Reading code you did not write
Reading unfamiliar code is a skill. The goal is not to understand every line on the first pass. The goal is to build a reliable map of behaviour, boundaries, and risk, so that whe…
Reading unfamiliar code is a skill. The goal is not to understand every line on the first pass. The goal is to build a reliable map of behaviour, boundaries, and risk, so that when you finally change something you change the right thing.
Start with the purpose
Before opening files at random, identify why the code exists. Read the README, package metadata, command names, tests, issue links, and recent pull request descriptions. These artefacts often explain intent better than the implementation does.
Look for the public surface first. For a library, find exported functions and documented examples. For an application, find routes, jobs, command handlers, or event consumers. For a build tool, find inputs, outputs, and the command that runs it.
Purpose gives you a filter. Without it, every helper looks equally important.
Find the entry points
Entry points tell you where execution begins. Common examples include:
- HTTP route registration.
- Command line command definitions.
- Worker or queue consumers.
- Scheduled jobs.
- Package exports.
- Test setup.
- Build scripts.
Once you find an entry point, follow one realistic path from input to output. Do not branch into every helper immediately. Mark unknowns and continue until you reach the result.
Use navigation tools, not just text search
Text search is useful, but code navigation gives stronger signals. Use go to definition to find the implementation behind a symbol. Use find references to see who calls it. Use call hierarchy to drill into callers of callers where the language server or IDE supports it.
In an editor, peek definition and peek references can keep context visible while you inspect a path, so you do not lose your place. On hosted repositories, symbol navigation and code search can help you move between functions and classes before you have a local environment.
Treat generated code, vendored code, and framework code differently from project code. They may be necessary, but they are rarely where you should start.
Read tests as executable documentation
Tests show expected behaviour, edge cases, and naming used by maintainers. Start with tests near the feature you are reading. Then look at fixtures, mocks, and setup code.
A good test tells you what matters. A brittle test tells you what the code is coupled to. Both are useful.

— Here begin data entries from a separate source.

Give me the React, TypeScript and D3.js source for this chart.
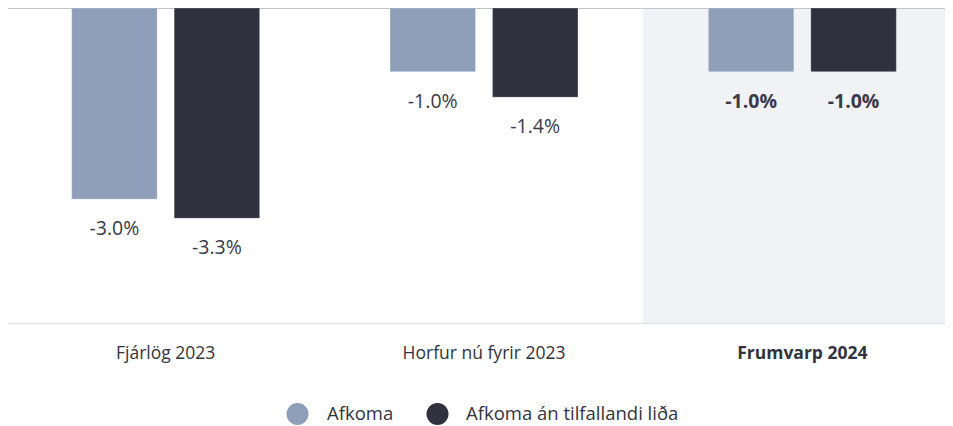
import React from "react";
import * as d3 from "d3";

const categories = ["Fjárlög 2023", "Horfur nú fyrir 2023", "Frumvarp 2024"];
const seriesNames = ["Afkoma", "Afkoma án tilfallandi liða"];
const afkoma = [-3.0, -1.0, -1.0];
const afkomaAnTilfallandi = [-3.3, -1.4, -1.0];
const highlighted = "Frumvarp 2024";

const colors = ["#8f9fba", "#30303f"];
const W = 945;
const H = 418;
const FONT = "'Open Sans', 'Noto Sans', sans-serif";

export default function App() {
  const plotBottom = 315.5;
  const x0 = d3.scaleBand<string>().domain(categories).range([-1.5, 953.5]).padding(0);
  const step = x0.bandwidth();
  const x1 = d3
    .scaleBand<string>()
    .domain(seriesNames)
    .range([65.2, step - 65.2])
    .paddingInner(0.166)
    .paddingOuter(0);
  const y = d3.scaleLinear().domain([0, -5]).range([0, 318.5]);
  const data = [afkoma, afkomaAnTilfallandi];
  const fmt = (v: number) => d3.format(".1f")(v).replace("\u2212", "-") + "%";

  const legendItems = [
    { cx: 297.5 - 8, tx: 319 },
    { cx: 437.5 - 8, tx: 458 },
  ];

  return (
    <svg width={W} height={H} style={{ display: "block", overflow: "hidden" }} fontFamily={FONT}>
      {categories.map((c) =>
        c === highlighted ? (
          <rect key={"bg" + c} x={x0(c)} y={0} width={step} height={plotBottom} fill="#f1f2f6" />
        ) : null
      )}
      <line x1={0} x2={W} y1={0.5} y2={0.5} stroke="#c4c4c8" strokeWidth={1} />
      <line x1={0} x2={W} y1={plotBottom} y2={plotBottom} stroke="#e2e2e8" strokeWidth={1.5} />
      {categories.map((c, ci) => {
        const bold = c === highlighted;
        return (
          <g key={c} transform={`translate(${x0(c)},0)`}>
            {seriesNames.map((s, si) => {
              const v = data[si][ci];
              const bx = x1(s)!;
              const bw = x1.bandwidth();
              return (
                <g key={s}>
                  <rect
                    x={bx}
                    y={y(0)}
                    width={bw}
                    height={y(v) - y(0)}
                    fill={colors[si]}
                    stroke="#ffffff"
                    strokeOpacity={0.25}
                    strokeWidth={1}
                  />
                  <text
                    x={bx + bw / 2}
                    y={y(v) + 36}
                    textAnchor="middle"
                    fontSize={19.5}
                    fontWeight={bold ? 700 : 400}
                    fill="#3a3a48"
                  >
                    {fmt(v)}
                  </text>
                </g>
              );
            })}
            <text
              x={step / 2}
              y={351}
              textAnchor="middle"
              fontSize={17.5}
              fontWeight={bold ? 700 : 400}
              fill="#333340"
            >
              {c}
            </text>
          </g>
        );
      })}
      {seriesNames.map((s, i) => (
        <g key={"lg" + s}>
          <circle cx={legendItems[i].cx} cy={406} r={11} fill={colors[i]} />
          <text x={legendItems[i].tx} y={412} fontSize={18.5} fill="#333340">
            {s}
          </text>
        </g>
      ))}
    </svg>
  );
}
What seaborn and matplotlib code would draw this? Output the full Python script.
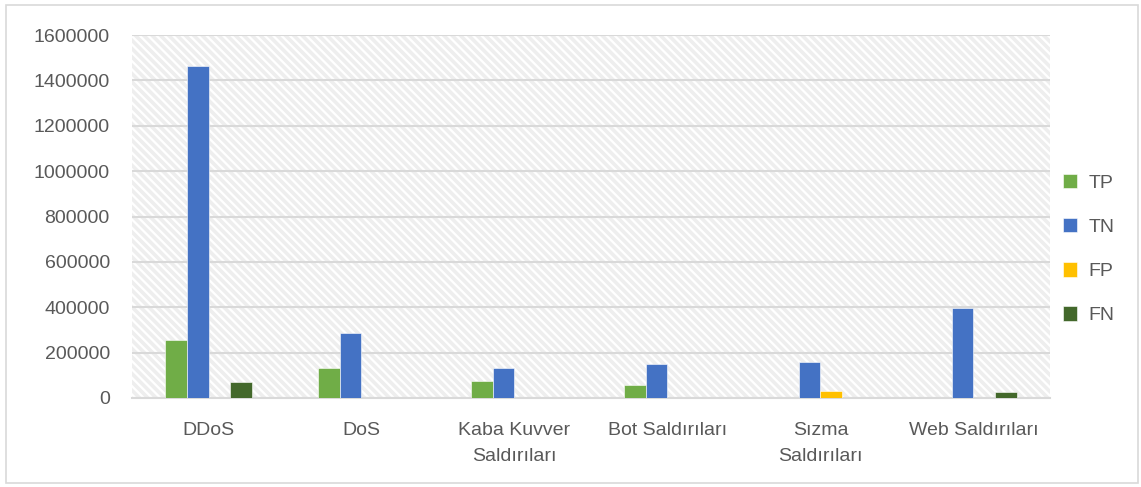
import matplotlib
matplotlib.use("Agg")
import matplotlib.pyplot as plt
from matplotlib.patches import Rectangle
import seaborn as sns
import pandas as pd

categories = ["DDoS", "DoS", "Kaba Kuvver\nSaldırıları", "Bot Saldırıları",
              "Sızma\nSaldırıları", "Web Saldırıları"]
series = ["TP", "TN", "FP", "FN"]
tp = [255000, 132000, 77000, 57000, 0, 0]
tn = [1463000, 286000, 133000, 151000, 157000, 396000]
fp = [0, 0, 0, 0, 32000, 0]
fn = [70000, 0, 0, 0, 0, 25000]
colors = ["#70AD47", "#4472C4", "#FFC000", "#43682B"]

rows = []
for name, vals in zip(series, [tp, tn, fp, fn]):
    for cat, v in zip(categories, vals):
        rows.append({"Kategori": cat, "Seri": name, "Değer": v})
df = pd.DataFrame(rows)

sns.set_theme(style="white")
plt.rcParams["font.family"] = ["Liberation Sans", "DejaVu Sans"]
plt.rcParams["hatch.linewidth"] = 2.6
plt.rcParams["hatch.color"] = "#EEEEEE"

fig = plt.figure(figsize=(11.41, 4.87), dpi=100)
ax = fig.add_axes([0.1157, 0.1828, 0.8045, 0.7452])

# hatched plot-area background
ax.patch.set_facecolor("white")
bg = Rectangle((0, 0), 1, 1, transform=ax.transAxes, facecolor="white",
               edgecolor="#EEEEEE", linewidth=0, hatch="\\\\\\\\", zorder=0)
ax.add_patch(bg)

sns.barplot(data=df, x="Kategori", y="Değer", hue="Seri", hue_order=series,
            palette=colors, width=0.57, ax=ax, edgecolor="#FFFFFF",
            linewidth=0.4, saturation=1, zorder=3)

ax.set_ylim(0, 1600000)
ax.set_yticks(range(0, 1600001, 200000))
ax.set_yticklabels([str(v) for v in range(0, 1600001, 200000)])
ax.set_xlim(-0.5, len(categories) - 0.5)
ax.yaxis.grid(True, color="#D9D9D9", linewidth=1.5, zorder=1)
ax.set_axisbelow(True)
for s in ["left", "right", "top"]:
    ax.spines[s].set_visible(False)
ax.spines["bottom"].set_color("#D9D9D9")
ax.spines["bottom"].set_linewidth(1.5)
ax.set_xlabel("")
ax.set_ylabel("")
ax.tick_params(axis="both", length=0, labelsize=14, labelcolor="#595959")
ax.tick_params(axis="y", pad=16)
ax.tick_params(axis="x", pad=17)
for lab in ax.get_xticklabels():
    lab.set_linespacing(1.75)
    lab.set_verticalalignment("top")

leg = ax.legend(loc="center left", bbox_to_anchor=(0.995, 0.41), frameon=False,
                fontsize=14, labelspacing=1.35, handlelength=0.75,
                handleheight=0.75, handletextpad=0.55)
for t in leg.get_texts():
    t.set_color("#595959")

fig.patches.append(Rectangle((0.005, 0.008), 0.992, 0.982, transform=fig.transFigure,
                             fill=False, edgecolor="#D9D9D9", linewidth=1.2))

fig.savefig("out.png", dpi=100, facecolor="white")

When there are no tests, look for examples, issue reports, or command output. If none exist, create a small local reproduction as you learn.
Build a vocabulary list
Unfamiliar code often contains domain terms that are not obvious from general programming knowledge. Write them down.
For each term, capture:
- Where it is created.
- Where it is persisted.
- Whether it is user input, internal state, or derived data.
- Whether it is stable API language or local implementation language.
This is especially useful when two terms look similar. An account, a user, a member, and a principal may not mean the same thing.
Trace data shape changes
Many bugs and misunderstandings happen at boundaries where data changes shape. Follow how data is parsed, validated, enriched, transformed, serialised, and stored.
Pay attention to optional fields, defaults, null handling, date handling, identifiers, and error values. These details often explain why code that looks redundant is actually preserving compatibility.
A diagram can help, but keep it small. A five-node sketch of input, validation, storage, output, and side effects is often enough.
Check error handling
Error handling reveals design intent. Look for which errors are retried, swallowed, wrapped, logged, returned to callers, or shown to users.
Ask:
- Which errors are expected?
- Which errors are treated as impossible?
- Which errors cross process or network boundaries?
- Which errors include enough context for debugging?
- Which errors may expose private data?
Do not assume that a catch block is correct just because it is deliberate. Error handling is often where old assumptions remain after the main path changes.
Understand side effects
Side effects are where a safe-looking read can become risky. Identify writes, network calls, cache updates, queue publishes, emails, file changes, metrics, and logs.
For each side effect, ask when it happens, whether it can happen twice, and whether it is transactional with the main operation. Idempotency matters in retries, background jobs, and event-driven systems.
Read history carefully
Version control history can explain why code is shaped in a surprising way. Use blame and pull request links to find context, but do not treat old rationale as automatically current.
A comment from three years ago may explain a workaround that is still required. It may also describe a dependency version that no longer exists. Verify before preserving or removing it.
Permanent links to specific lines are useful when discussing code, because they point to a fixed commit rather than a moving branch.
Make a small change only after mapping the risk
Before changing unfamiliar code, state what you believe the affected surface is. Include direct callers, tests, configuration, public API, storage format, and operational side effects.
Then make the smallest change that proves the path. Run the narrow test first, then the broader relevant suite. If there is no test, add one where possible.
Leave the map better than you found it
When you learn something non-obvious, preserve it. That may be a renamed variable, a clearer test name, a README note, a comment near a compatibility workaround, or a small architecture note.
Do not document obvious syntax. Document decisions, boundaries, and traps.
Conclusion
Reading unfamiliar code is controlled exploration. Start with purpose, find entry points, follow one path, use navigation tools, read tests, trace data, and map side effects. You do not need to understand everything before making progress. You need to understand enough to change the right thing safely.